As a small test I implemented a waiting listing mechanism, where we put bikes on the waiting list if we were already at capacity. The whole implementation took half an hour, and was very simple to do, because the State Machine approach severely limited the impact. I just had to extend the state transition conditions in repair job a bit.

Finally, it is a way to move towards dynamic processes as well. In a State Machine you can model it such that Cases can switch to completely different Statuses that you would usually not connect in a sequential process. This allows you to build applications that work a bit more ad hoc just like humans do.

These are the benefits of the State Machine approach.

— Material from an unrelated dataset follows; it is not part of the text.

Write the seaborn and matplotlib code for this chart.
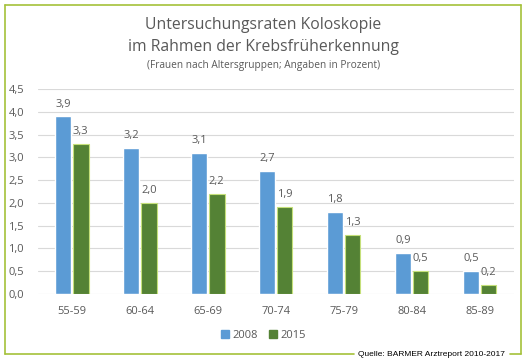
import numpy as np
import pandas as pd
import seaborn as sns
import matplotlib.pyplot as plt
from matplotlib.lines import Line2D

age_groups = ['55-59', '60-64', '65-69', '70-74', '75-79', '80-84', '85-89']
rates_2008 = [3.9, 3.2, 3.1, 2.7, 1.8, 0.9, 0.5]
rates_2015 = [3.3, 2.0, 2.2, 1.9, 1.3, 0.5, 0.2]
years = ['2008', '2015']
yticks = [0.0, 0.5, 1.0, 1.5, 2.0, 2.5, 3.0, 3.5, 4.0, 4.5]

blue = '#5b9bd5'
green = '#548235'
textgray = '#595959'
frame = '#a4c13a'

df = pd.DataFrame({
    'Altersgruppe': age_groups * 2,
    'Rate': rates_2008 + rates_2015,
    'Jahr': [years[0]] * len(age_groups) + [years[1]] * len(age_groups),
})

sns.set_style('white')
plt.rcParams['font.family'] = ['Open Sans', 'DejaVu Sans']

f = plt.figure(figsize=(5.27, 3.61), dpi=100)
ax = f.add_axes([0.072, 0.186, 0.903, 0.567])

sns.barplot(ax=ax, data=df, x='Altersgruppe', y='Rate', hue='Jahr',
            order=age_groups, hue_order=years, palette=[blue, green],
            width=0.52, gap=0.12, errorbar=None, saturation=1, legend=False)

# light edge on the green bars
for p in ax.containers[1]:
    p.set_edgecolor('#c5e07a')
    p.set_linewidth(0.8)

for cont in ax.containers:
    ax.bar_label(cont, labels=['{:.1f}'.format(v).replace('.', ',') for v in cont.datavalues],
                 padding=5, fontsize=8, color=textgray)

ax.set_ylim(0, 4.5)
ax.set_xlim(-0.5, len(age_groups) - 0.5)
ax.set_yticks(yticks)
ax.set_yticklabels(['{:.1f}'.format(v).replace('.', ',') for v in yticks])
ax.tick_params(axis='both', length=0, labelsize=8, labelcolor=textgray)
ax.tick_params(axis='x', pad=9)
ax.tick_params(axis='y', pad=10)
ax.set(xlabel=None, ylabel=None)
ax.set_axisbelow(True)
ax.yaxis.grid(True, color='#d9d9d9', linewidth=0.8)
sns.despine(ax=ax, left=True, bottom=True)

# Legend
handles = [plt.Rectangle((0, 0), 1, 1, color=blue), plt.Rectangle((0, 0), 1, 1, color=green)]
f.legend(handles=handles, labels=years, loc='center', bbox_to_anchor=(0.5, 0.072),
         ncol=2, frameon=False, fontsize=8, handlelength=0.7, handleheight=0.7,
         handletextpad=0.3, columnspacing=1.0, labelcolor=textgray)

# Titles
f.text(0.5, 0.93, 'Untersuchungsraten Koloskopie', ha='center', va='center',
       fontsize=11.3, color=textgray)
f.text(0.5, 0.87, 'im Rahmen der Krebsfrüherkennung', ha='center', va='center',
       fontsize=11.3, color=textgray)
f.text(0.5, 0.818, '(Frauen nach Altersgruppen; Angaben in Prozent)', ha='center', va='center',
       fontsize=7.3, color=textgray)

# Frame with gap for the source
W, H = 527.0, 361.0
x0, x1, y0, y1 = 5 / W, 521 / W, 1 - 5 / H, 1 - 354 / H
lw = 1.2
for xs, ys in [([x0, x1], [y0, y0]), ([x0, x0], [y0, y1]), ([x1, x1], [y0, y1]),
               ([x0, 354 / W], [y1, y1]), ([510 / W, x1], [y1, y1])]:
    f.add_artist(Line2D(xs, ys, color=frame, linewidth=lw, transform=f.transFigure))
f.text(431 / W, y1, 'Quelle: BARMER Arztreport 2010-2017', ha='center', va='center',
       fontsize=6.0, color='black', family=['Liberation Sans', 'DejaVu Sans'])

f.savefig('out.png', dpi=100, facecolor='white')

However setting up the case already took some time, and then we had to actually model the State transitions we wanted to use. It was a bigger time investment upfront than if I would have done the same things with a simple sequential process.

So whether it was worth it depends a little bit on whether our bike shop is going to be evolving their processes and will extend way beyond our current process. If all they wanted to do was this simple process, a business process would have more than sufficed.

But if they anticipate a lot of change or growth in their processes, the State Machine might help them out.

Some final thoughts.

State Machines are an interesting approach of modelling to me. By putting the states at the forefront and making the activities subservient to them, we put the focus on the goals of the process rather than on the way we get there.

It is a philosophically interesting shift in thinking that might allow us to win back some control over the way that IT works. Too often I see people serving an institutionalized process, rather than the process serving the people. State Machines could help tackle that by shifting the focus to goals rather than activities, and avoiding a rigidly charted path.

Even so, I think that one can still build obnoxious processes with a State Machine or build a natural process using the sequential design approach. The State Machine will not be the only tool in your toolkit, nor will it fix all of your problems, but it is an interesting tool nonetheless.